# WHAT TO WORK ON
Make an exact copy of the lines, leaving the pictures out.
___ STORED DATA
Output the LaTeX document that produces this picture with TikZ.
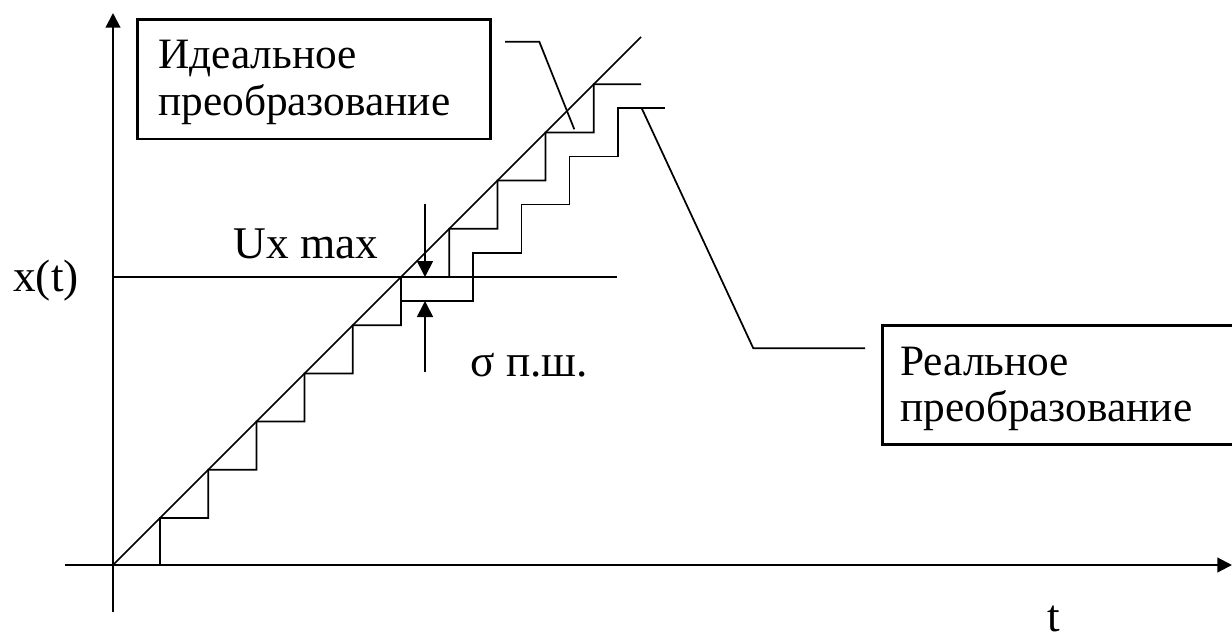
\documentclass[tikz,border=0pt]{standalone}
\usepackage{fontspec}
\setmainfont{Liberation Serif}
\usetikzlibrary{arrows.meta}
\begin{document}
\begin{tikzpicture}[x=0.75pt,y=-0.75pt,
  ln/.style={line width=1.3pt},
  axis/.style={line width=1.6pt,-{Triangle[length=11pt,width=11pt]}},
  dimarrow/.style={line width=1.3pt,-{Triangle[length=12pt,width=12pt]}},
  boxline/.style={draw,line width=2pt,inner sep=0pt,anchor=north west},
  boxtxt/.style={anchor=base west,inner sep=0pt,font=\fontsize{32.5}{38}\selectfont},
  lbl/.style={anchor=base west,inner sep=0pt,font=\fontsize{34}{40}\selectfont}]
\useasboundingbox (0,0) rectangle (1232,643);
\clip (0,0) rectangle (1232,643);
% axes
\coordinate (O) at (113,565);
\coordinate (xl) at (65,565);
\coordinate (xr) at (1232,565);
\coordinate (yb) at (113,612);
\coordinate (yt) at (113,13);
\draw[axis] (xl) -- (xr);
\draw[axis] (yb) -- (yt);
% ideal line
\coordinate (lend) at (641,37);
\draw[ln] (O) -- (lend);
% ideal staircase
\draw[ln] (160,565) \foreach \i in {0,...,8} { -- ({160+48.2*\i},{518-48.2*\i}) -- ({208.2+48.2*\i},{518-48.2*\i}) } -- (593.8,84.2) -- (641,84.2);
% real staircase
\draw[ln] (401,301) -- (473.2,301) -- (473.2,252.8) -- (521.4,252.8) -- (521.4,204.6)
  -- (569.6,204.6) -- (569.6,156.4) -- (617.8,156.4) -- (617.8,108.2) -- (665,108.2);
% Ux max level
\coordinate (ul) at (113,277);
\coordinate (ur) at (617,277);
\draw[ln] (ul) -- (ur);
% dimension arrows
\coordinate (a1s) at (425,204);
\coordinate (a1e) at (425,277);
\coordinate (a2s) at (425,372);
\coordinate (a2e) at (425,301);
\draw[dimarrow] (a1s) -- (a1e);
\draw[dimarrow] (a2s) -- (a2e);
% boxes
\node[boxline,minimum width=264.75pt,minimum height=89.5pt] (ideal) at (136,18.3) {};
\node[boxline,minimum width=300pt,minimum height=89.5pt] (real) at (881,324) {};
\node[boxtxt] (it1) at (158,68.3) {Идеальное};
\node[boxtxt] (it2) at (158,115) {преобразование};
\node[boxtxt] (rt1) at (900,375.7) {Реальное};
\node[boxtxt] (rt2) at (900,421.7) {преобразование};
% leaders
\coordinate (L1a) at (505,41.7);
\coordinate (L1b) at (539.3,41.7);
\coordinate (L1c) at (574.3,129.3);
\draw[ln] (L1a) -- (L1b) -- (L1c);
\coordinate (L2a) at (641.7,108.2);
\coordinate (L2b) at (753.3,348.3);
\coordinate (L2c) at (865,348.3);
\draw[ln] (L2a) -- (L2b) -- (L2c);
% labels
\node[lbl] (ux) at (233,258.3) {Ux max};
\node[lbl] (xt) at (13,291.7) {x(t)};
\node[lbl] (sig) at (470,376.7) {σ п.ш.};
\node[lbl] (tl) at (1047,631) {t};
\end{tikzpicture}
\end{document}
______
# WRITTEN SOLUTION
Output the LaTeX document that produces this picture with TikZ.
\documentclass[tikz,border=0pt]{standalone}
\usepackage{fontspec}
\setmainfont{Liberation Serif}
\usetikzlibrary{arrows.meta}
\begin{document}
\begin{tikzpicture}[x=0.75pt,y=-0.75pt,
  ln/.style={line width=1.3pt},
  axis/.style={line width=1.6pt,-{Triangle[length=11pt,width=11pt]}},
  dimarrow/.style={line width=1.3pt,-{Triangle[length=12pt,width=12pt]}},
  boxline/.style={draw,line width=2pt,inner sep=0pt,anchor=north west},
  boxtxt/.style={anchor=base west,inner sep=0pt,font=\fontsize{32.5}{38}\selectfont},
  lbl/.style={anchor=base west,inner sep=0pt,font=\fontsize{34}{40}\selectfont}]
\useasboundingbox (0,0) rectangle (1232,643);
\clip (0,0) rectangle (1232,643);
% axes
\coordinate (O) at (113,565);
\coordinate (xl) at (65,565);
\coordinate (xr) at (1232,565);
\coordinate (yb) at (113,612);
\coordinate (yt) at (113,13);
\draw[axis] (xl) -- (xr);
\draw[axis] (yb) -- (yt);
% ideal line
\coordinate (lend) at (641,37);
\draw[ln] (O) -- (lend);
% ideal staircase
\draw[ln] (160,565) \foreach \i in {0,...,8} { -- ({160+48.2*\i},{518-48.2*\i}) -- ({208.2+48.2*\i},{518-48.2*\i}) } -- (593.8,84.2) -- (641,84.2);
% real staircase
\draw[ln] (401,301) -- (473.2,301) -- (473.2,252.8) -- (521.4,252.8) -- (521.4,204.6)
  -- (569.6,204.6) -- (569.6,156.4) -- (617.8,156.4) -- (617.8,108.2) -- (665,108.2);
% Ux max level
\coordinate (ul) at (113,277);
\coordinate (ur) at (617,277);
\draw[ln] (ul) -- (ur);
% dimension arrows
\coordinate (a1s) at (425,204);
\coordinate (a1e) at (425,277);
\coordinate (a2s) at (425,372);
\coordinate (a2e) at (425,301);
\draw[dimarrow] (a1s) -- (a1e);
\draw[dimarrow] (a2s) -- (a2e);
% boxes
\node[boxline,minimum width=264.75pt,minimum height=89.5pt] (ideal) at (136,18.3) {};
\node[boxline,minimum width=300pt,minimum height=89.5pt] (real) at (881,324) {};
\node[boxtxt] (it1) at (158,68.3) {Идеальное};
\node[boxtxt] (it2) at (158,115) {преобразование};
\node[boxtxt] (rt1) at (900,375.7) {Реальное};
\node[boxtxt] (rt2) at (900,421.7) {преобразование};
% leaders
\coordinate (L1a) at (505,41.7);
\coordinate (L1b) at (539.3,41.7);
\coordinate (L1c) at (574.3,129.3);
\draw[ln] (L1a) -- (L1b) -- (L1c);
\coordinate (L2a) at (641.7,108.2);
\coordinate (L2b) at (753.3,348.3);
\coordinate (L2c) at (865,348.3);
\draw[ln] (L2a) -- (L2b) -- (L2c);
% labels
\node[lbl] (ux) at (233,258.3) {Ux max};
\node[lbl] (xt) at (13,291.7) {x(t)};
\node[lbl] (sig) at (470,376.7) {σ п.ш.};
\node[lbl] (tl) at (1047,631) {t};
\end{tikzpicture}
\end{document}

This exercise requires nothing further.